“The Fog Is Real”

Navigating Life’s Hazy Moments with Humor, Grace and a Little Help from Dad

I can still picture it. Me as a little girl, squinting into the grey mist outside as my dad grinned and announced, “It’s ‘froggy’ out!” That was his go-to fog joke, and he cracked it every time without fail. It’s just one of those quirky father-daughter moments that’s stuck with me. But fast-forward 40-some years and it’s a wonder I can recall that, considering I’m hard-pressed to remember what I had for breakfast this morning!

The struggle is seriously real. Over the past couple of years, I’ve started noticing all those “classic” aging brain blips—walking into a room and immediately forgetting what I went in there for or leaving the store without the one thing I actually needed. My late husband Matt never missed an opportunity to tease me during these moments (particularly when I frequently misplaced my phone). Nevertheless, I insisted that these things happen to everyone. That’s my story and I’m sticking to it.

But lately it’s gotten a little out of hand. In the past few days alone, I brought home the wrong item from Trader Joe’s (that I specifically drove there for), sent my Target pick-up order to a location on the other side of town and realized deep into a five-hour road trip that I had left my purse at home. Awesome.

When Memory Hops Away. . .

Not only are these occurrences making me feel like I’m losing my marbles, but they are also just plain annoying. Sure, I could chalk these things up to aging, perimenopause, not getting enough rest, spreading myself too thin, etc. Since the magnitude and frequency of these episodes has intensified since Matt died, they could also be attributed to “grief fog”—the mental haze that can happen days or even years after losing a loved one, where you can’t focus, can’t remember and feel like your brain’s stuck in low gear.

Regardless of the cause, I’m realizing—after being reminded by multiple friends—that I need to give myself a little grace. Amid the significant losses my family has endured over the past few years, life hasn’t exactly slowed down. It’s second nature for me to just keep trucking along, even when my brain and body are surely encouraging me to take a time-out.

Perhaps it’s time I listen. Not to say that I never take a break, but when life is happening at full speed around me and I’m feeling overwhelmed, I should probably stop and take a breather. Literally. I’ve often told my kids to “take a deep breath” when they have too much on their plate and need a moment to chill. It’s high time I heed my own advice.

So yes, the fog is real. And sometimes, it’s thick enough that you can lose your phone, your purse or even the thread of your own thoughts. Despite my recent moments of “frogginess,” my dad’s joke came full circle on the weekend when he hopped in (pun fully intended) and texted me a photo of my driver’s license so I could continue on after forgetting my purse. Thanks for saving the day, dad!

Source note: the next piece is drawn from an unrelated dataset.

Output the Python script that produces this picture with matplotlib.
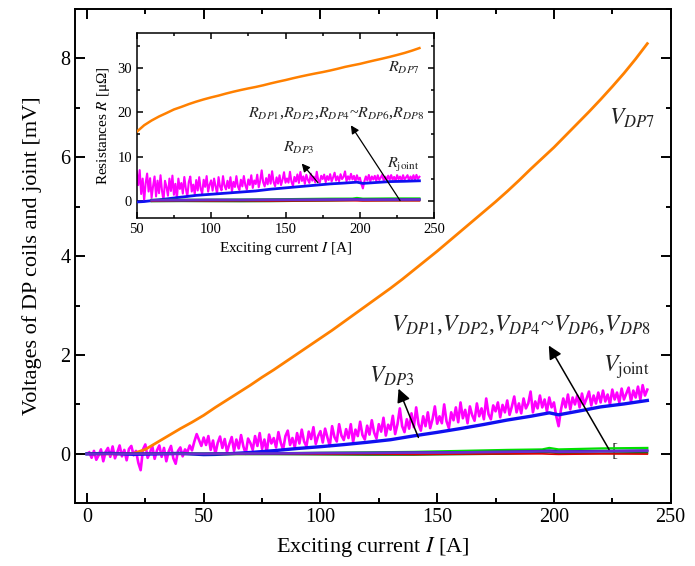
import matplotlib
matplotlib.use("Agg")
import numpy as np
import matplotlib.pyplot as plt
from matplotlib.ticker import MultipleLocator

plt.rcParams['font.family'] = ['Liberation Serif', 'DejaVu Serif']
plt.rcParams['mathtext.fontset'] = 'stix'

# ---- data: exciting current [A] and measured voltages [mV] ----
current_dp7 = [0, 5, 10, 15, 20, 25, 30, 35, 40, 45, 50, 55, 60, 65, 70, 75, 80, 85,
               90, 95, 100, 105, 110, 115, 120, 125, 130, 135, 140, 145, 150, 155,
               160, 165, 170, 175, 180, 185, 190, 195, 200, 205, 210, 215, 220, 225,
               230, 235, 240]
v_dp7 = [0.0, 0.0, 0.0, 0.0, 0.01, 0.09, 0.23, 0.37, 0.51, 0.64, 0.78, 0.94, 1.09,
         1.24, 1.39, 1.55, 1.70, 1.86, 2.02, 2.18, 2.34, 2.50, 2.67, 2.84, 3.01, 3.18,
         3.35, 3.53, 3.72, 3.91, 4.10, 4.30, 4.50, 4.70, 4.90, 5.10, 5.31, 5.53, 5.76,
         5.98, 6.20, 6.44, 6.68, 6.92, 7.17, 7.43, 7.70, 7.99, 8.30]

current_joint = list(range(1, 241))
v_joint = [
    0.03, -0.08, 0.06, -0.12, -0.03, 0.09, -0.15, 0.04, 0.12, -0.06,
    0.15, -0.09, 0.03, 0.17, -0.05, 0.08, -0.13, 0.10, 0.16, -0.03,
    0.06, -0.18, -0.33, 0.09, 0.19, -0.08, 0.03, 0.15, -0.10, 0.07,
    0.17, -0.06, 0.12, -0.15, 0.05, 0.16, -0.09, -0.20, 0.06, 0.13,
    -0.05, 0.09, 0.03, 0.17, 0.07, 0.25, 0.40, 0.28, 0.16, 0.33,
    0.18, 0.36, 0.08, 0.27, 0.00, 0.22, 0.35, 0.12, 0.30, 0.04,
    0.20, 0.34, 0.06, 0.29, 0.11, 0.38, 0.15, 0.00, 0.31, 0.22,
    0.08, 0.36, 0.16, 0.42, 0.10, 0.29, 0.03, 0.39, 0.21, 0.32,
    0.13, 0.44, 0.23, 0.08, 0.36, 0.47, 0.18, 0.32, 0.13, 0.42,
    0.21, 0.49, 0.25, 0.15, 0.45, 0.30, 0.54, 0.20, 0.36, 0.46,
    0.23, 0.51, 0.33, 0.16, 0.56, 0.34, 0.25, 0.60, 0.37, 0.28,
    0.50, 0.32, 0.60, 0.24, 0.49, 0.36, 0.65, 0.38, 0.29, 0.57,
    0.39, 0.68, 0.43, 0.31, 0.60, 0.45, 0.73, 0.37, 0.59, 0.49,
    0.77, 0.40, 0.60, 0.92, 0.56, 0.44, 0.70, 0.51, 0.82, 0.54,
    0.94, 0.60, 0.47, 0.76, 0.56, 0.84, 0.52, 0.70, 0.96, 0.61,
    0.76, 0.62, 1.00, 0.66, 0.52, 0.84, 0.68, 0.94, 0.64, 1.04,
    0.72, 0.89, 0.62, 0.96, 0.78, 0.67, 1.02, 0.76, 0.92, 0.70,
    1.12, 0.80, 0.70, 0.98, 0.86, 1.04, 0.74, 0.99, 0.84, 1.08,
    0.79, 0.96, 1.16, 0.84, 1.02, 0.82, 1.12, 0.92, 1.02, 1.26,
    0.84, 1.06, 0.92, 1.18, 0.94, 1.10, 0.86, 1.14, 0.94, 1.04,
    0.76, 0.56, 0.89, 1.12, 0.94, 1.20, 0.90, 1.14, 1.00, 1.18,
    0.94, 1.22, 1.00, 1.12, 1.26, 0.98, 1.18, 1.02, 1.24, 1.04,
    1.28, 1.06, 1.20, 1.00, 1.30, 1.10, 1.24, 1.04, 1.32, 1.10,
    1.22, 1.34, 1.06, 1.28, 1.14, 1.36, 1.10, 1.39, 1.18, 1.30,
]

current_dp3 = [0, 10, 20, 30, 40, 50, 55, 60, 70, 80, 90, 100, 110, 120, 130, 140,
               150, 160, 170, 180, 190, 198, 202, 210, 220, 230, 240]
v_dp3 = [0.0, 0.01, -0.01, 0.0, 0.01, -0.015, -0.011, 0.0, 0.028, 0.064, 0.108,
         0.145, 0.187, 0.234, 0.286, 0.364, 0.435, 0.512, 0.595, 0.684, 0.76, 0.83,
         0.79, 0.86, 0.95, 1.01, 1.08]

current_low = [0, 20, 40, 60, 80, 100, 120, 140, 160, 180, 195, 198, 202, 220, 240]
v_dp1 = [0.0, 0.0, 0.0, -0.005, 0.0, -0.005, 0.0, -0.01, -0.005, 0.0, 0.0, -0.005,
         -0.01, 0.0, -0.005]
v_dp2 = [0.0, 0.0, 0.005, 0.01, 0.015, 0.02, 0.03, 0.04, 0.06, 0.08, 0.09, 0.12,
         0.09, 0.11, 0.12]
v_dp4 = [0.0, 0.0, -0.005, -0.01, -0.01, -0.015, -0.02, -0.02, -0.01, 0.0, 0.02,
         0.03, 0.01, 0.01, 0.02]
v_dp5 = [0.0, 0.005, 0.0, 0.01, 0.01, 0.02, 0.02, 0.03, 0.035, 0.045, 0.06, 0.07,
         0.05, 0.06, 0.07]
v_dp6 = [0.0, 0.0, 0.0, 0.005, 0.01, 0.015, 0.02, 0.025, 0.03, 0.04, 0.05, 0.05,
         0.04, 0.05, 0.06]

ORANGE = '#ff8000'
MAGENTA = '#ff00ff'
BLUE = '#1010f0'
GREEN = '#00e000'
DKGREEN = '#107010'
RED = '#e00000'
PURPLE = '#6a2ccf'
NAVY = '#2020a0'

low_series = [
    (v_dp2, GREEN, 1.6),
    (v_dp4, DKGREEN, 1.4),
    (v_dp1, RED, 1.2),
    (v_dp5, NAVY, 1.6),
    (v_dp6, PURPLE, 1.8),
]


def resistance(cur, volt, i_min=50.0):
    """R = V / I in micro-ohm, for currents of at least i_min."""
    cur = np.asarray(cur, float)
    volt = np.asarray(volt, float)
    keep = cur >= i_min
    return cur[keep], volt[keep] / cur[keep] * 1000.0


def style_axes(ax, size, lw, length):
    ax.tick_params(which='both', direction='in', top=True, right=True,
                   width=lw, labelsize=size)
    ax.tick_params(which='major', length=length)
    ax.tick_params(which='minor', length=length * 0.55)
    for s in ax.spines.values():
        s.set_linewidth(lw)


fig = plt.figure(figsize=(6.95, 5.66), dpi=100)
ax = fig.add_axes([0.1083, 0.1108, 0.8567, 0.8733])

ax.plot(current_joint, v_joint, color=MAGENTA, lw=1.9, zorder=2)
ax.plot(current_dp7, v_dp7, color=ORANGE, lw=2.0, zorder=3)
ax.plot(current_dp3, v_dp3, color=BLUE, lw=2.4, zorder=4)
for vals, col, lw in low_series:
    ax.plot(current_low, vals, color=col, lw=lw, zorder=5)

ax.set_xlim(-5, 250)
ax.set_ylim(-1, 9)
ax.xaxis.set_major_locator(MultipleLocator(50))
ax.xaxis.set_minor_locator(MultipleLocator(25))
ax.yaxis.set_major_locator(MultipleLocator(2))
ax.yaxis.set_minor_locator(MultipleLocator(1))
style_axes(ax, 14.5, 1.4, 7)
ax.set_xlabel('Exciting current $I$ [A]', fontsize=16, labelpad=6)
ax.set_ylabel('Voltages of DP coils and joint [mV]', fontsize=16, labelpad=13)

tc = '#222222'
ax.text(233.6, 6.79, r'$V_{DP7}$', fontsize=17, ha='center', va='center', color=tc)
ax.text(185.7, 2.6, r'$V_{DP1}$,$V_{DP2}$,$V_{DP4}$~$V_{DP6}$,$V_{DP8}$',
        fontsize=17, ha='center', va='center', color=tc)
ax.text(130.4, 1.56, r'$V_{DP3}$', fontsize=17, ha='center', va='center', color=tc)
ax.text(231, 1.76, r'$V_{\mathrm{joint}}$', fontsize=17, ha='center', va='center',
        color=tc)
ax.text(225.8, 0.04, '[', fontsize=13, ha='center', va='center', color='#333333')

arrow = dict(arrowstyle='-|>', color='black', lw=1.1, mutation_scale=20)
ax.annotate('', xy=(197.2, 2.24), xytext=(224.2, 0.04), arrowprops=arrow, zorder=6)
ax.annotate('', xy=(133.0, 1.37), xytext=(142.4, 0.28), arrowprops=arrow, zorder=6)

# ---- inset: resistance R = V / I ----
ins = fig.add_axes([0.1967, 0.6143, 0.4282, 0.3274])
ins.plot(*resistance(current_joint, v_joint), color=MAGENTA, lw=1.5, zorder=2)
ins.plot(*resistance(current_dp7, v_dp7), color=ORANGE, lw=1.8, zorder=3)
ins.plot(*resistance(current_dp3, v_dp3), color=BLUE, lw=2.0, zorder=4)
for vals, col, lw in low_series:
    ins.plot(*resistance(current_low, vals), color=col, lw=lw, zorder=5)

ins.set_xlim(50, 250)
ins.set_ylim(-4, 38)
ins.xaxis.set_major_locator(MultipleLocator(50))
ins.xaxis.set_minor_locator(MultipleLocator(25))
ins.yaxis.set_major_locator(MultipleLocator(10))
ins.yaxis.set_minor_locator(MultipleLocator(5))
style_axes(ins, 10.5, 1.1, 4)
ins.set_xlabel('Exciting current $I$ [A]', fontsize=11, labelpad=3)
ins.set_ylabel('Resistances $R$ [μΩ]', fontsize=11, labelpad=4)

ins.text(229.6, 30.1, r'$R_{DP7}$', fontsize=11.5, ha='center', va='center', color=tc)
ins.text(184, 19.9, r'$R_{DP1}$,$R_{DP2}$,$R_{DP4}$~$R_{DP6}$,$R_{DP8}$',
         fontsize=11.5, ha='center', va='center', color=tc)
ins.text(159, 12, r'$R_{DP3}$', fontsize=11.5, ha='center', va='center', color=tc)
ins.text(229, 8.1, r'$R_{\mathrm{joint}}$', fontsize=11.5, ha='center', va='center',
         color=tc)

arrow_s = dict(arrowstyle='-|>', color='black', lw=0.9, mutation_scale=12)
ins.annotate('', xy=(192.9, 17.6), xytext=(228, -0.5), arrowprops=arrow_s, zorder=6)
ins.annotate('', xy=(159.7, 8.9), xytext=(173, 3.6), arrowprops=arrow_s, zorder=6)

fig.savefig('out.png', dpi=100)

It’s one more reminder that we all need a little rescue now and then, and it’s okay to pause, breathe and offer ourselves the grace we’d so easily give someone else. Turns out, even in the fog, there’s always a way to find your way back—or at the very least, to laugh about it on the other side.

One thought on ““The Fog Is Real””

  1. Amy, I find great wisdom in what you wrote. It took courage to put these thoughts on line and all who read this piece will find something to relate to. I’ve known your Dad for 60 years and a few of us old Chorus folks were with him for a luncheon a few days before Matt died. Your family faced this devastating loss with grace and showed us what “good grief” means. I wish you peace.